Skip all pictures, then print the remaining material exactly.

◆ ◆ ◆ ◆ ◆ ◆ ◆

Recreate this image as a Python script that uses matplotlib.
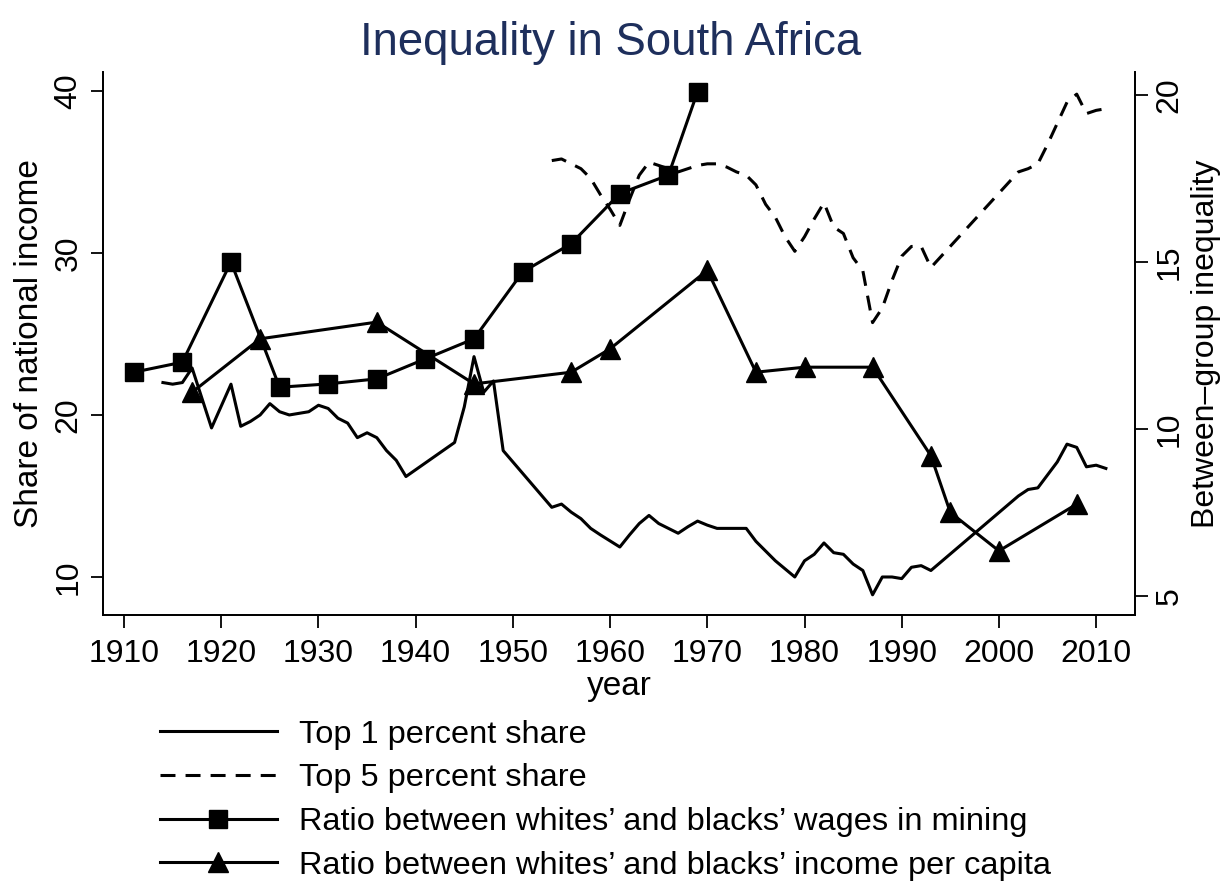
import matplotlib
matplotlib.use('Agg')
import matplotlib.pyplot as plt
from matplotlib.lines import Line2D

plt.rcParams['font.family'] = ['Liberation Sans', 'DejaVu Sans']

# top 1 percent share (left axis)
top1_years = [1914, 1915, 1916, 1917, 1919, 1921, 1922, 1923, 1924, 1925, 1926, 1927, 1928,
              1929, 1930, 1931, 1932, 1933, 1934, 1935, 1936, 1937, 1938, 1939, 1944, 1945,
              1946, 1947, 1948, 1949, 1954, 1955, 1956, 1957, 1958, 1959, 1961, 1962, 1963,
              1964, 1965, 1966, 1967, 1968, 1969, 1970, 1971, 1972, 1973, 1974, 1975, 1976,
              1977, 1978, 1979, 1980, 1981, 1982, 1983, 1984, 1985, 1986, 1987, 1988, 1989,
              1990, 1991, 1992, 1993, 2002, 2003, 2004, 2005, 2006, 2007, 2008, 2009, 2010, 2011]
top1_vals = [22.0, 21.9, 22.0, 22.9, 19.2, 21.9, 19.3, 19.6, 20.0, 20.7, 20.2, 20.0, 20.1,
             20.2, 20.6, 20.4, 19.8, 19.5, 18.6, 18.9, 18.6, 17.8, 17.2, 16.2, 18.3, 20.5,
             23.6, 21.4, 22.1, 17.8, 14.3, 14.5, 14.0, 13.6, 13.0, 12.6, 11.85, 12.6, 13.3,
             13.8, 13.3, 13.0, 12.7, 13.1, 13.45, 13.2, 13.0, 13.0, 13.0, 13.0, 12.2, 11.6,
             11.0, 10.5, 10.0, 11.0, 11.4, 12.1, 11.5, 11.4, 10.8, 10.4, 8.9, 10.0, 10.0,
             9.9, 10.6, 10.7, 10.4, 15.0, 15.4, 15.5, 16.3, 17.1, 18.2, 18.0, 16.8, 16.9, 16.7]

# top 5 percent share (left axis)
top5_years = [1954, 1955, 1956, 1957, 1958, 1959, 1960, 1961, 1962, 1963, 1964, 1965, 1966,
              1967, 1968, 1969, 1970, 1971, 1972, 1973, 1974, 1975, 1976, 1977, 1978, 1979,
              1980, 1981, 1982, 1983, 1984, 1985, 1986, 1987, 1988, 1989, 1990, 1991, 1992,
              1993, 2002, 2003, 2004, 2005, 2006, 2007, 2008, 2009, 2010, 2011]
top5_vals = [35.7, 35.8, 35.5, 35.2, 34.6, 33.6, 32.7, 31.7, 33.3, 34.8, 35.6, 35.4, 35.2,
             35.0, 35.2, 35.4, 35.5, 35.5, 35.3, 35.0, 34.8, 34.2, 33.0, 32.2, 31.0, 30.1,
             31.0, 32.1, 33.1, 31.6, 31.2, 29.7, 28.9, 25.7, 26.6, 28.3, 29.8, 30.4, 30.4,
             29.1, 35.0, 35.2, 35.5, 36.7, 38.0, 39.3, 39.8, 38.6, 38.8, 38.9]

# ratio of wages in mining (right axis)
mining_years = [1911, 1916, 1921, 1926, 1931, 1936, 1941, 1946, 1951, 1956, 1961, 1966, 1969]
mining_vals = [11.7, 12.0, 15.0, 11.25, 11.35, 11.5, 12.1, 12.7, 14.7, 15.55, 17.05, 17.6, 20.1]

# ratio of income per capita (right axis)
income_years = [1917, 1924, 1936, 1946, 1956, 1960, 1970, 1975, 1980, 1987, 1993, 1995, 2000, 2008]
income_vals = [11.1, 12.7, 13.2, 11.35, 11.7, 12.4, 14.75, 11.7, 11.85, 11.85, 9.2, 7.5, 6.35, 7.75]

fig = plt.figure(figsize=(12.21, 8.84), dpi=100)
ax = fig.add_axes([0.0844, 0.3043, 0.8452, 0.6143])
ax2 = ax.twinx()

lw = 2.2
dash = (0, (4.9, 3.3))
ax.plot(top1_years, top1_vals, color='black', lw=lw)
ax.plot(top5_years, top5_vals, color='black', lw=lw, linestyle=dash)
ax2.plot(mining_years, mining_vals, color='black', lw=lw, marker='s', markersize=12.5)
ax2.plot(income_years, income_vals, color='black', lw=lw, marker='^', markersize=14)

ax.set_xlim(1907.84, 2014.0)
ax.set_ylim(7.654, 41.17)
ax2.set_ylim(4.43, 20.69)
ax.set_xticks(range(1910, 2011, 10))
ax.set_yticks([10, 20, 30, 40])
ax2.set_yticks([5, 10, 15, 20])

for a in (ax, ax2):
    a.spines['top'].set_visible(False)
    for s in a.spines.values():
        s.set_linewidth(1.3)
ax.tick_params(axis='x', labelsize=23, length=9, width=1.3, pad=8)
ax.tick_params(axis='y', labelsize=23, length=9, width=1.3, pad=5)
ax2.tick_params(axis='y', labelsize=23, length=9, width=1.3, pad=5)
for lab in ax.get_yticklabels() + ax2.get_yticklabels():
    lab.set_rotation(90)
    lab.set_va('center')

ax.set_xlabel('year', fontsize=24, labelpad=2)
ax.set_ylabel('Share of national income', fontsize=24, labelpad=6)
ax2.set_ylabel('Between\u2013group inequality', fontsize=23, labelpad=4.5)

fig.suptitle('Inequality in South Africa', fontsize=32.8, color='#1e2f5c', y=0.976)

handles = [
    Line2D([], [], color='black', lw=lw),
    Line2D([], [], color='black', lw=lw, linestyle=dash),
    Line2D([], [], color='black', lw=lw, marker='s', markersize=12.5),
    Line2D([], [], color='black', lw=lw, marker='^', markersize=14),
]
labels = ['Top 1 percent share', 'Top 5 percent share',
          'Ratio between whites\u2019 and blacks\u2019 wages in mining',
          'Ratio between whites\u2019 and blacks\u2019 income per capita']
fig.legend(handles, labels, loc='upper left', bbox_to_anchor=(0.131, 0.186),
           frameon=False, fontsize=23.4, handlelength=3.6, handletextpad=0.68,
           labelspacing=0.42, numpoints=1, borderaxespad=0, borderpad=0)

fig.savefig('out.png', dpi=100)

◆ ◆ ◆ ◆ ◆ ◆ ◆

[Reply to the exercise]:
Recreate this image as a Python script that uses matplotlib.
import matplotlib
matplotlib.use('Agg')
import matplotlib.pyplot as plt
from matplotlib.lines import Line2D

plt.rcParams['font.family'] = ['Liberation Sans', 'DejaVu Sans']

# top 1 percent share (left axis)
top1_years = [1914, 1915, 1916, 1917, 1919, 1921, 1922, 1923, 1924, 1925, 1926, 1927, 1928,
              1929, 1930, 1931, 1932, 1933, 1934, 1935, 1936, 1937, 1938, 1939, 1944, 1945,
              1946, 1947, 1948, 1949, 1954, 1955, 1956, 1957, 1958, 1959, 1961, 1962, 1963,
              1964, 1965, 1966, 1967, 1968, 1969, 1970, 1971, 1972, 1973, 1974, 1975, 1976,
              1977, 1978, 1979, 1980, 1981, 1982, 1983, 1984, 1985, 1986, 1987, 1988, 1989,
              1990, 1991, 1992, 1993, 2002, 2003, 2004, 2005, 2006, 2007, 2008, 2009, 2010, 2011]
top1_vals = [22.0, 21.9, 22.0, 22.9, 19.2, 21.9, 19.3, 19.6, 20.0, 20.7, 20.2, 20.0, 20.1,
             20.2, 20.6, 20.4, 19.8, 19.5, 18.6, 18.9, 18.6, 17.8, 17.2, 16.2, 18.3, 20.5,
             23.6, 21.4, 22.1, 17.8, 14.3, 14.5, 14.0, 13.6, 13.0, 12.6, 11.85, 12.6, 13.3,
             13.8, 13.3, 13.0, 12.7, 13.1, 13.45, 13.2, 13.0, 13.0, 13.0, 13.0, 12.2, 11.6,
             11.0, 10.5, 10.0, 11.0, 11.4, 12.1, 11.5, 11.4, 10.8, 10.4, 8.9, 10.0, 10.0,
             9.9, 10.6, 10.7, 10.4, 15.0, 15.4, 15.5, 16.3, 17.1, 18.2, 18.0, 16.8, 16.9, 16.7]

# top 5 percent share (left axis)
top5_years = [1954, 1955, 1956, 1957, 1958, 1959, 1960, 1961, 1962, 1963, 1964, 1965, 1966,
              1967, 1968, 1969, 1970, 1971, 1972, 1973, 1974, 1975, 1976, 1977, 1978, 1979,
              1980, 1981, 1982, 1983, 1984, 1985, 1986, 1987, 1988, 1989, 1990, 1991, 1992,
              1993, 2002, 2003, 2004, 2005, 2006, 2007, 2008, 2009, 2010, 2011]
top5_vals = [35.7, 35.8, 35.5, 35.2, 34.6, 33.6, 32.7, 31.7, 33.3, 34.8, 35.6, 35.4, 35.2,
             35.0, 35.2, 35.4, 35.5, 35.5, 35.3, 35.0, 34.8, 34.2, 33.0, 32.2, 31.0, 30.1,
             31.0, 32.1, 33.1, 31.6, 31.2, 29.7, 28.9, 25.7, 26.6, 28.3, 29.8, 30.4, 30.4,
             29.1, 35.0, 35.2, 35.5, 36.7, 38.0, 39.3, 39.8, 38.6, 38.8, 38.9]

# ratio of wages in mining (right axis)
mining_years = [1911, 1916, 1921, 1926, 1931, 1936, 1941, 1946, 1951, 1956, 1961, 1966, 1969]
mining_vals = [11.7, 12.0, 15.0, 11.25, 11.35, 11.5, 12.1, 12.7, 14.7, 15.55, 17.05, 17.6, 20.1]

# ratio of income per capita (right axis)
income_years = [1917, 1924, 1936, 1946, 1956, 1960, 1970, 1975, 1980, 1987, 1993, 1995, 2000, 2008]
income_vals = [11.1, 12.7, 13.2, 11.35, 11.7, 12.4, 14.75, 11.7, 11.85, 11.85, 9.2, 7.5, 6.35, 7.75]

fig = plt.figure(figsize=(12.21, 8.84), dpi=100)
ax = fig.add_axes([0.0844, 0.3043, 0.8452, 0.6143])
ax2 = ax.twinx()

lw = 2.2
dash = (0, (4.9, 3.3))
ax.plot(top1_years, top1_vals, color='black', lw=lw)
ax.plot(top5_years, top5_vals, color='black', lw=lw, linestyle=dash)
ax2.plot(mining_years, mining_vals, color='black', lw=lw, marker='s', markersize=12.5)
ax2.plot(income_years, income_vals, color='black', lw=lw, marker='^', markersize=14)

ax.set_xlim(1907.84, 2014.0)
ax.set_ylim(7.654, 41.17)
ax2.set_ylim(4.43, 20.69)
ax.set_xticks(range(1910, 2011, 10))
ax.set_yticks([10, 20, 30, 40])
ax2.set_yticks([5, 10, 15, 20])

for a in (ax, ax2):
    a.spines['top'].set_visible(False)
    for s in a.spines.values():
        s.set_linewidth(1.3)
ax.tick_params(axis='x', labelsize=23, length=9, width=1.3, pad=8)
ax.tick_params(axis='y', labelsize=23, length=9, width=1.3, pad=5)
ax2.tick_params(axis='y', labelsize=23, length=9, width=1.3, pad=5)
for lab in ax.get_yticklabels() + ax2.get_yticklabels():
    lab.set_rotation(90)
    lab.set_va('center')

ax.set_xlabel('year', fontsize=24, labelpad=2)
ax.set_ylabel('Share of national income', fontsize=24, labelpad=6)
ax2.set_ylabel('Between\u2013group inequality', fontsize=23, labelpad=4.5)

fig.suptitle('Inequality in South Africa', fontsize=32.8, color='#1e2f5c', y=0.976)

handles = [
    Line2D([], [], color='black', lw=lw),
    Line2D([], [], color='black', lw=lw, linestyle=dash),
    Line2D([], [], color='black', lw=lw, marker='s', markersize=12.5),
    Line2D([], [], color='black', lw=lw, marker='^', markersize=14),
]
labels = ['Top 1 percent share', 'Top 5 percent share',
          'Ratio between whites\u2019 and blacks\u2019 wages in mining',
          'Ratio between whites\u2019 and blacks\u2019 income per capita']
fig.legend(handles, labels, loc='upper left', bbox_to_anchor=(0.131, 0.186),
           frameon=False, fontsize=23.4, handlelength=3.6, handletextpad=0.68,
           labelspacing=0.42, numpoints=1, borderaxespad=0, borderpad=0)

fig.savefig('out.png', dpi=100)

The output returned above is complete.